The year-end listicle has begun: the New York Times’ list of 100 notable books is perhaps one of the most anticipated of the year, and this year it includes some Asymptote-related highlights, such as blog-reviewed F by Daniel Kehlmann (and translated by Carol Brown Janeway). If you’d rather stick to an even list, take a look at the Times’ 10 best books of the year, which unfortunately do not include any translations, but look promising nonetheless. Altogether more user-friendly is NPR‘s innovative Book Concierge, which allows you to identify the year’s top picks according to preference (the concierge includes the Latin American crime issue of McSweeney’s Quarterly Review, featuring gems translated by Asymptote alum Megan McDowell, as well as The Man with the Compound Eyes by Wu Ming-Yi, which we featured in our July 2013 issue).
The Times makes a double (triple? quadruple?) shoutout on the roundup this week, as its “Bookends” column begs the question: What makes Russian literature so darn distinctive? (Here’s an accompanying infographic visually articulating elements of its notoriety).
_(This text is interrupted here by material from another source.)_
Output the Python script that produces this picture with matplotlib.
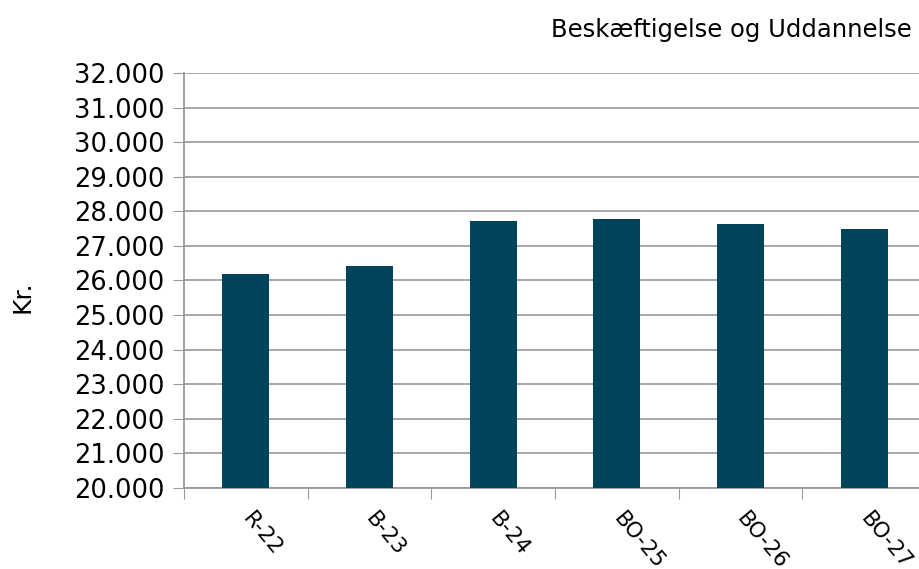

And, via the New Yorker, the story of how one of Russian/English/French language’s greatest geniuses and nitpickers Vladimir Nabokov embarked on a journey of authorial re-translation. Or listen to the New Yorker‘s great fiction podcast, in which Russian Aleksandar Hemon reads Nabokov’s short story “Pnin,” which would later become the first chapter of the novel of the same name.